The population of Eagle got down to nine residents after the gold rush, with seven of them serving on the city council. At one time Eagle was known as the town of living dead, as all the residents were old men, Klondike prospectors who had never gotten rich and never gone home. But unlike other gold rush towns that simply disappeared--the town of Iditarod, for example--the first incorporated town in Alaska’s Interior never completely dried up and blew away. Instead, Eagle became a living museum.

"Nothing has ever left here," says local historian Elva Scott in her home on the Yukon River. "It’s just the way it was. Nothing has even been rebuilt to look like it was, because it never changed."

In the 1950s, when people started to protect the town’s history, the courthouse Judge James Wickersham had built in 1900 was unchanged. His papers were still in his desk. Gold rush era cabins stood open, full of belongings the prospectors had left behind. An Army fort, a customs house, and many other buildings were full of furnishings. The Eagle Historical Society set to work, documenting the names and activities of everyone ever to lived in the town. Today, five museum buildings show off the wealth of history for visitors.

But no crowds come for the three-hour tour.
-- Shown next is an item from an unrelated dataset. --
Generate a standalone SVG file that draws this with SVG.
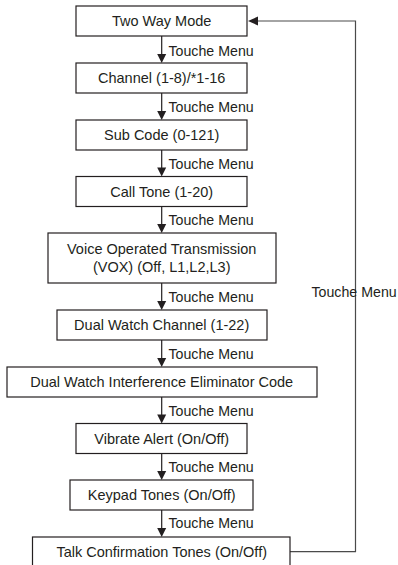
<svg xmlns="http://www.w3.org/2000/svg" width="398" height="565" viewBox="0 0 398 565">
<style>
.box{fill:#fff;stroke:#231f20;stroke-width:1.2}
.t{font-family:"Liberation Sans",Arial,sans-serif;font-size:14.5px;fill:#231f20;text-anchor:middle}
.l{font-family:"Liberation Sans",Arial,sans-serif;font-size:14.2px;fill:#231f20}
.c{fill:none;stroke:#231f20;stroke-width:1.2}
.loop{fill:none;stroke:#4a4a4a;stroke-width:1.2}
.ah{fill:#231f20}
</style>
<rect width="398" height="565" fill="#fff"/>
<g id="connectors">
<line class="c" x1="161.7" y1="36" x2="161.7" y2="55"/><polygon class="ah" points="157.2,54 166.2,54 161.7,63"/>
<line class="c" x1="161.7" y1="93" x2="161.7" y2="112"/><polygon class="ah" points="157.2,111 166.2,111 161.7,120"/>
<line class="c" x1="161.7" y1="150" x2="161.7" y2="168"/><polygon class="ah" points="157.2,167.5 166.2,167.5 161.7,176.5"/>
<line class="c" x1="161.7" y1="206.5" x2="161.7" y2="225"/><polygon class="ah" points="157.2,224 166.2,224 161.7,233"/>
<line class="c" x1="161.7" y1="283" x2="161.7" y2="302"/><polygon class="ah" points="157.2,301 166.2,301 161.7,310"/>
<line class="c" x1="161.7" y1="340" x2="161.7" y2="359"/><polygon class="ah" points="157.2,358 166.2,358 161.7,367"/>
<line class="c" x1="161.7" y1="397" x2="161.7" y2="415"/><polygon class="ah" points="157.2,414.5 166.2,414.5 161.7,423.5"/>
<line class="c" x1="161.7" y1="453.5" x2="161.7" y2="472"/><polygon class="ah" points="157.2,471 166.2,471 161.7,480"/>
<line class="c" x1="161.7" y1="510" x2="161.7" y2="529"/><polygon class="ah" points="157.2,528 166.2,528 161.7,537"/>
<polyline class="loop" points="290,551.7 355.5,551.7 355.5,21 257,21"/>
<polygon class="ah" points="248,21 258,16.5 258,25.5"/>
<text class="l" x="168.5" y="55.5">Touche Menu</text>
<text class="l" x="168.5" y="112">Touche Menu</text>
<text class="l" x="168.5" y="168.5">Touche Menu</text>
<text class="l" x="168.5" y="225">Touche Menu</text>
<text class="l" x="168.5" y="301.5">Touche Menu</text>
<text class="l" x="168.5" y="358.5">Touche Menu</text>
<text class="l" x="168.5" y="415.5">Touche Menu</text>
<text class="l" x="168.5" y="472">Touche Menu</text>
<text class="l" x="168.5" y="527.5">Touche Menu</text>
<text class="l" x="311.5" y="296.5">Touche Menu</text>
</g>
<g id="n1"><rect class="box" x="76" y="6" width="171" height="30"/><text class="t" x="161.7" y="26">Two Way Mode</text></g>
<g id="n2"><rect class="box" x="76" y="63" width="171" height="30"/><text class="t" x="161.7" y="83">Channel (1-8)/*1-16</text></g>
<g id="n3"><rect class="box" x="76" y="120" width="171" height="30"/><text class="t" x="161.7" y="140">Sub Code (0-121)</text></g>
<g id="n4"><rect class="box" x="76" y="176.5" width="171" height="30"/><text class="t" x="161.7" y="196.5">Call Tone (1-20)</text></g>
<g id="n5"><rect class="box" x="48" y="233" width="228" height="50"/><text class="t" x="161.7" y="253.5">Voice Operated Transmission</text><text class="t" x="161.7" y="272">(VOX) (Off, L1,L2,L3)</text></g>
<g id="n6"><rect class="box" x="57" y="310" width="210" height="30"/><text class="t" x="161.7" y="330">Dual Watch Channel (1-22)</text></g>
<g id="n7"><rect class="box" x="7" y="367" width="310" height="30"/><text class="t" x="161.7" y="387">Dual Watch Interference Eliminator Code</text></g>
<g id="n8"><rect class="box" x="76" y="423.5" width="171" height="30"/><text class="t" x="161.7" y="443.5">Vibrate Alert (On/Off)</text></g>
<g id="n9"><rect class="box" x="70" y="480" width="183" height="30"/><text class="t" x="161.7" y="500">Keypad Tones (On/Off)</text></g>
<g id="n10"><rect class="box" x="32.5" y="537" width="257.5" height="40"/><text class="t" x="161.7" y="557">Talk Confirmation Tones (On/Off)</text></g>
</svg>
Unlike Skagway and Dawson City, with their government-operated visitor centers, costumed melodramas, freshly painted buildings and hundreds of thousands of summer visitors, Eagle is too far off the normal tourist routes to receive more than a bus a day, a few river floaters and those drivers with the determination to spend a day bouncing over a narrow, dirt road.

To get to Eagle requires a slow, rough ride up the 162-mile Taylor Highway from a junction on the Alaska Highway a dozen miles east of Tok, which is open only in summer. Other visitors come by canoe, floating 104 miles and about three days down the Yukon River, across the U.S.-Canada border from Dawson City. Several companies offer one-way rentals, and you can even arrange a ride back over 134 gravel highway miles to the starting point. Or you can float on to the west, through the Yukon-Charley Rivers National Preserve, to Circle, 160 miles further downstream.

This is the land John McPhee wrote about 20 years ago in his classic book, Coming Into The Country. (He lived in Scott’s A-frame cabin while he worked.) Eagle still stands at the end of the road, at the edge of the wilderness. For visitors, staying in the motel or one of the bed and breakfasts, or camping in the Bureau of Land Management campground, the town has the same sleepy atmosphere as a village in the Alaska bush. The river rolls silently on. There’s hardly any movement in town--just an occasional person walking or a pickup truck on the dusty streets. And the economy is next to nonexistent--the store, gas station, motel, laundry, showers and cafe are all one business.

But, each day, the town’s tour guides lead visitors through old buildings that stand as testament to one brief period, long past, but not forgotten, when Eagle was the center of activity in a new Alaska.